MATERIAL:
==========
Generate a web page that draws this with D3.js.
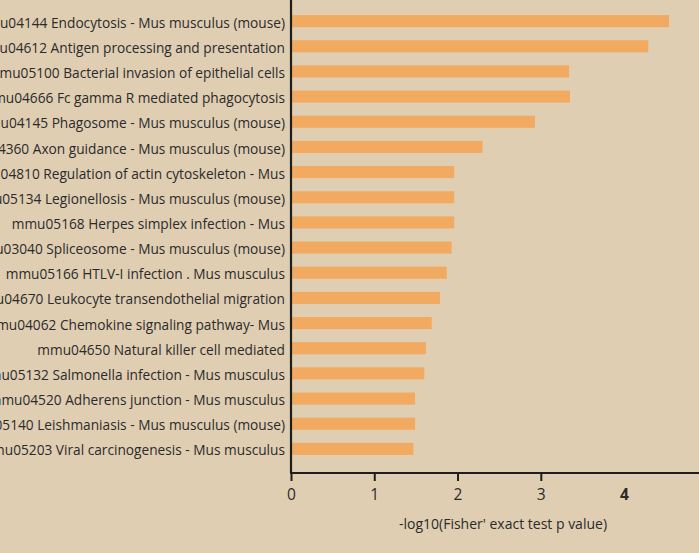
<!DOCTYPE html>
<html>
<head>
<meta charset="utf-8">
<script src="https://cdn.jsdelivr.net/npm/d3@7"></script>
<style>
  html, body { margin: 0; padding: 0; background: #dfceb2; overflow: hidden; }
  svg { display: block; }
</style>
</head>
<body>
<svg id="chart"></svg>
<script>
// pathway names (left side is cut off in the original picture)
const pathways = [
    "mmu04144 Endocytosis - Mus musculus (mouse)",
    "mmu04612 Antigen processing and presentation",
    "mmu05100 Bacterial invasion of epithelial cells",
    "mmu04666 Fc gamma R mediated phagocytosis",
    "mmu04145 Phagosome - Mus musculus (mouse)",
    "mmu04360 Axon guidance - Mus musculus (mouse)",
    "mmu04810 Regulation of actin cytoskeleton - Mus",
    "mmu05134 Legionellosis - Mus musculus (mouse)",
    "mmu05168 Herpes simplex infection - Mus",
    "mmu03040 Spliceosome - Mus musculus (mouse)",
    "mmu05166 HTLV-I infection . Mus musculus",
    "mmu04670 Leukocyte transendothelial migration",
    "mmu04062 Chemokine signaling pathway- Mus",
    "mmu04650 Natural killer cell mediated",
    "mmu05132 Salmonella infection - Mus musculus",
    "mmu04520 Adherens junction - Mus musculus",
    "mmu05140 Leishmaniasis - Mus musculus (mouse)",
    "mmu05203 Viral carcinogenesis - Mus musculus"
];
const negLogP = [4.54, 4.29, 3.34, 3.35, 2.93, 2.30, 1.96, 1.96, 1.96, 1.93,
                 1.87, 1.79, 1.69, 1.62, 1.60, 1.49, 1.49, 1.47];
const xTicks = [0, 1, 2, 3, 4];
const xTitle = "-log10(Fisher' exact test p value)";

const width = 699, height = 553;
const margin = { top: 0, right: 0, bottom: 80, left: 291 };
const axisY = 473;
const font = "'Open Sans', Lato, sans-serif";

const svg = d3.select("#chart")
    .attr("width", width)
    .attr("height", height)
    .style("font-family", font);

const data = pathways.map((p, i) => ({ name: p, value: negLogP[i] }));

const x = d3.scaleLinear()
    .domain([0, 4.9])
    .range([margin.left, width]);

const y = d3.scaleBand()
    .domain(pathways)
    .range([2, 468])
    .padding(0.52);

// bars
svg.append("g")
    .selectAll("rect")
    .data(data)
    .enter().append("rect")
    .attr("x", x(0) + 1)
    .attr("y", d => y(d.name))
    .attr("height", y.bandwidth())
    .attr("width", d => x(d.value) - x(0) - 1)
    .attr("fill", "#f2aa60");

// y axis - labels only, line drawn separately
const yAxis = svg.append("g")
    .attr("transform", `translate(${margin.left},0)`)
    .call(d3.axisLeft(y).tickSize(0).tickPadding(6));
yAxis.select(".domain").remove();
yAxis.selectAll("text")
    .attr("dy", "0.48em")
    .attr("font-size", "13.7px")
    .attr("font-family", font)
    .attr("fill", "#2b2b2b");

svg.append("line")
    .attr("x1", x(0)).attr("x2", x(0))
    .attr("y1", 0).attr("y2", axisY)
    .attr("stroke", "#1e1e1e")
    .attr("stroke-width", 2.2);

// x axis
const xAxis = svg.append("g")
    .attr("transform", `translate(0,${axisY})`)
    .call(d3.axisBottom(x).tickValues(xTicks).tickSize(8).tickPadding(8).tickFormat(d3.format("d")));
xAxis.select(".domain").remove();
xAxis.selectAll(".tick line")
    .attr("stroke", "#1e1e1e")
    .attr("stroke-width", 2);
xAxis.selectAll("text")
    .attr("font-size", "15.5px")
    .attr("font-family", font)
    .attr("fill", "#2b2b2b");
// the "4" tick has no tick mark and a bold label in the original
xAxis.selectAll(".tick").filter(d => d === 4)
    .call(t => t.select("line").remove())
    .select("text").attr("font-weight", "bold");

svg.append("line")
    .attr("x1", x(0) - 1).attr("x2", width)
    .attr("y1", axisY).attr("y2", axisY)
    .attr("stroke", "#1e1e1e")
    .attr("stroke-width", 2.2);

svg.append("text")
    .attr("x", 503)
    .attr("y", 529)
    .attr("text-anchor", "middle")
    .attr("font-size", "14px")
    .attr("fill", "#2b2b2b")
    .text(xTitle);
</script>
</body>
</html>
==========
WHAT TO DO: Each line of the data should be quoted exactly, with pictures left out.

TASK RESULT:
Generate a web page that draws this with D3.js.
<!DOCTYPE html>
<html>
<head>
<meta charset="utf-8">
<script src="https://cdn.jsdelivr.net/npm/d3@7"></script>
<style>
  html, body { margin: 0; padding: 0; background: #dfceb2; overflow: hidden; }
  svg { display: block; }
</style>
</head>
<body>
<svg id="chart"></svg>
<script>
// pathway names (left side is cut off in the original picture)
const pathways = [
    "mmu04144 Endocytosis - Mus musculus (mouse)",
    "mmu04612 Antigen processing and presentation",
    "mmu05100 Bacterial invasion of epithelial cells",
    "mmu04666 Fc gamma R mediated phagocytosis",
    "mmu04145 Phagosome - Mus musculus (mouse)",
    "mmu04360 Axon guidance - Mus musculus (mouse)",
    "mmu04810 Regulation of actin cytoskeleton - Mus",
    "mmu05134 Legionellosis - Mus musculus (mouse)",
    "mmu05168 Herpes simplex infection - Mus",
    "mmu03040 Spliceosome - Mus musculus (mouse)",
    "mmu05166 HTLV-I infection . Mus musculus",
    "mmu04670 Leukocyte transendothelial migration",
    "mmu04062 Chemokine signaling pathway- Mus",
    "mmu04650 Natural killer cell mediated",
    "mmu05132 Salmonella infection - Mus musculus",
    "mmu04520 Adherens junction - Mus musculus",
    "mmu05140 Leishmaniasis - Mus musculus (mouse)",
    "mmu05203 Viral carcinogenesis - Mus musculus"
];
const negLogP = [4.54, 4.29, 3.34, 3.35, 2.93, 2.30, 1.96, 1.96, 1.96, 1.93,
                 1.87, 1.79, 1.69, 1.62, 1.60, 1.49, 1.49, 1.47];
const xTicks = [0, 1, 2, 3, 4];
const xTitle = "-log10(Fisher' exact test p value)";

const width = 699, height = 553;
const margin = { top: 0, right: 0, bottom: 80, left: 291 };
const axisY = 473;
const font = "'Open Sans', Lato, sans-serif";

const svg = d3.select("#chart")
    .attr("width", width)
    .attr("height", height)
    .style("font-family", font);

const data = pathways.map((p, i) => ({ name: p, value: negLogP[i] }));

const x = d3.scaleLinear()
    .domain([0, 4.9])
    .range([margin.left, width]);

const y = d3.scaleBand()
    .domain(pathways)
    .range([2, 468])
    .padding(0.52);

// bars
svg.append("g")
    .selectAll("rect")
    .data(data)
    .enter().append("rect")
    .attr("x", x(0) + 1)
    .attr("y", d => y(d.name))
    .attr("height", y.bandwidth())
    .attr("width", d => x(d.value) - x(0) - 1)
    .attr("fill", "#f2aa60");

// y axis - labels only, line drawn separately
const yAxis = svg.append("g")
    .attr("transform", `translate(${margin.left},0)`)
    .call(d3.axisLeft(y).tickSize(0).tickPadding(6));
yAxis.select(".domain").remove();
yAxis.selectAll("text")
    .attr("dy", "0.48em")
    .attr("font-size", "13.7px")
    .attr("font-family", font)
    .attr("fill", "#2b2b2b");

svg.append("line")
    .attr("x1", x(0)).attr("x2", x(0))
    .attr("y1", 0).attr("y2", axisY)
    .attr("stroke", "#1e1e1e")
    .attr("stroke-width", 2.2);

// x axis
const xAxis = svg.append("g")
    .attr("transform", `translate(0,${axisY})`)
    .call(d3.axisBottom(x).tickValues(xTicks).tickSize(8).tickPadding(8).tickFormat(d3.format("d")));
xAxis.select(".domain").remove();
xAxis.selectAll(".tick line")
    .attr("stroke", "#1e1e1e")
    .attr("stroke-width", 2);
xAxis.selectAll("text")
    .attr("font-size", "15.5px")
    .attr("font-family", font)
    .attr("fill", "#2b2b2b");
// the "4" tick has no tick mark and a bold label in the original
xAxis.selectAll(".tick").filter(d => d === 4)
    .call(t => t.select("line").remove())
    .select("text").attr("font-weight", "bold");

svg.append("line")
    .attr("x1", x(0) - 1).attr("x2", width)
    .attr("y1", axisY).attr("y2", axisY)
    .attr("stroke", "#1e1e1e")
    .attr("stroke-width", 2.2);

svg.append("text")
    .attr("x", 503)
    .attr("y", 529)
    .attr("text-anchor", "middle")
    .attr("font-size", "14px")
    .attr("fill", "#2b2b2b")
    .text(xTitle);
</script>
</body>
</html>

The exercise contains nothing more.